## BEGIN
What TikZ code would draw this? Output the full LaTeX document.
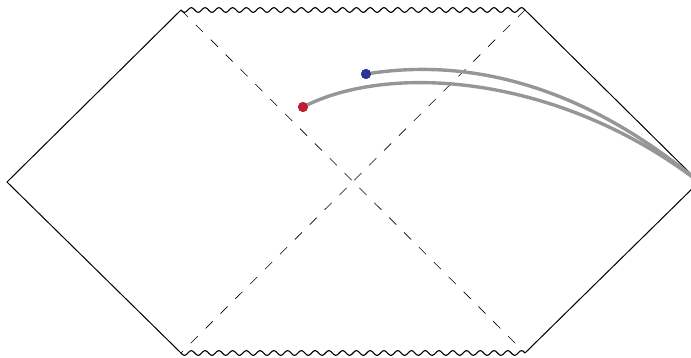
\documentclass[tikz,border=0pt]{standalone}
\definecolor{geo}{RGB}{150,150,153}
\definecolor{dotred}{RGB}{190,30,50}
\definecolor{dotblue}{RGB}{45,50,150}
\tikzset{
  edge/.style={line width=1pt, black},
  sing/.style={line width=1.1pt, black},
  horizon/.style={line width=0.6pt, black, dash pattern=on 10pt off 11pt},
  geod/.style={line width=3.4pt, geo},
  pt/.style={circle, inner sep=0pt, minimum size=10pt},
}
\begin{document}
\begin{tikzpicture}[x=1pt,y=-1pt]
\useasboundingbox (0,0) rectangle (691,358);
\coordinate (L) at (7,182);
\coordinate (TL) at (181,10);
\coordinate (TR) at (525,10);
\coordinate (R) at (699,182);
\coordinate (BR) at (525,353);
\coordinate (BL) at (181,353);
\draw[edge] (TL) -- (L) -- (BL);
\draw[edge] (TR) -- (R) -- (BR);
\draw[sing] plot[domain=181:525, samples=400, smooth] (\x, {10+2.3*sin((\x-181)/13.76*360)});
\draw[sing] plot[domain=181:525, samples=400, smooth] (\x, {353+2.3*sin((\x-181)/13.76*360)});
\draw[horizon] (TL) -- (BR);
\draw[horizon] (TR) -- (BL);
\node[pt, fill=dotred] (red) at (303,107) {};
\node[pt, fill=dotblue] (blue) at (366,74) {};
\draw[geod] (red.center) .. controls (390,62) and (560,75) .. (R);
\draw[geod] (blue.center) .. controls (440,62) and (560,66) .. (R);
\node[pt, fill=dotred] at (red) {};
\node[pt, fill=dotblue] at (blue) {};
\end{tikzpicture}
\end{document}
## END
What to work on: Copy every line of the data word for word, omitting the images.

Correct response:
What TikZ code would draw this? Output the full LaTeX document.
\documentclass[tikz,border=0pt]{standalone}
\definecolor{geo}{RGB}{150,150,153}
\definecolor{dotred}{RGB}{190,30,50}
\definecolor{dotblue}{RGB}{45,50,150}
\tikzset{
  edge/.style={line width=1pt, black},
  sing/.style={line width=1.1pt, black},
  horizon/.style={line width=0.6pt, black, dash pattern=on 10pt off 11pt},
  geod/.style={line width=3.4pt, geo},
  pt/.style={circle, inner sep=0pt, minimum size=10pt},
}
\begin{document}
\begin{tikzpicture}[x=1pt,y=-1pt]
\useasboundingbox (0,0) rectangle (691,358);
\coordinate (L) at (7,182);
\coordinate (TL) at (181,10);
\coordinate (TR) at (525,10);
\coordinate (R) at (699,182);
\coordinate (BR) at (525,353);
\coordinate (BL) at (181,353);
\draw[edge] (TL) -- (L) -- (BL);
\draw[edge] (TR) -- (R) -- (BR);
\draw[sing] plot[domain=181:525, samples=400, smooth] (\x, {10+2.3*sin((\x-181)/13.76*360)});
\draw[sing] plot[domain=181:525, samples=400, smooth] (\x, {353+2.3*sin((\x-181)/13.76*360)});
\draw[horizon] (TL) -- (BR);
\draw[horizon] (TR) -- (BL);
\node[pt, fill=dotred] (red) at (303,107) {};
\node[pt, fill=dotblue] (blue) at (366,74) {};
\draw[geod] (red.center) .. controls (390,62) and (560,75) .. (R);
\draw[geod] (blue.center) .. controls (440,62) and (560,66) .. (R);
\node[pt, fill=dotred] at (red) {};
\node[pt, fill=dotblue] at (blue) {};
\end{tikzpicture}
\end{document}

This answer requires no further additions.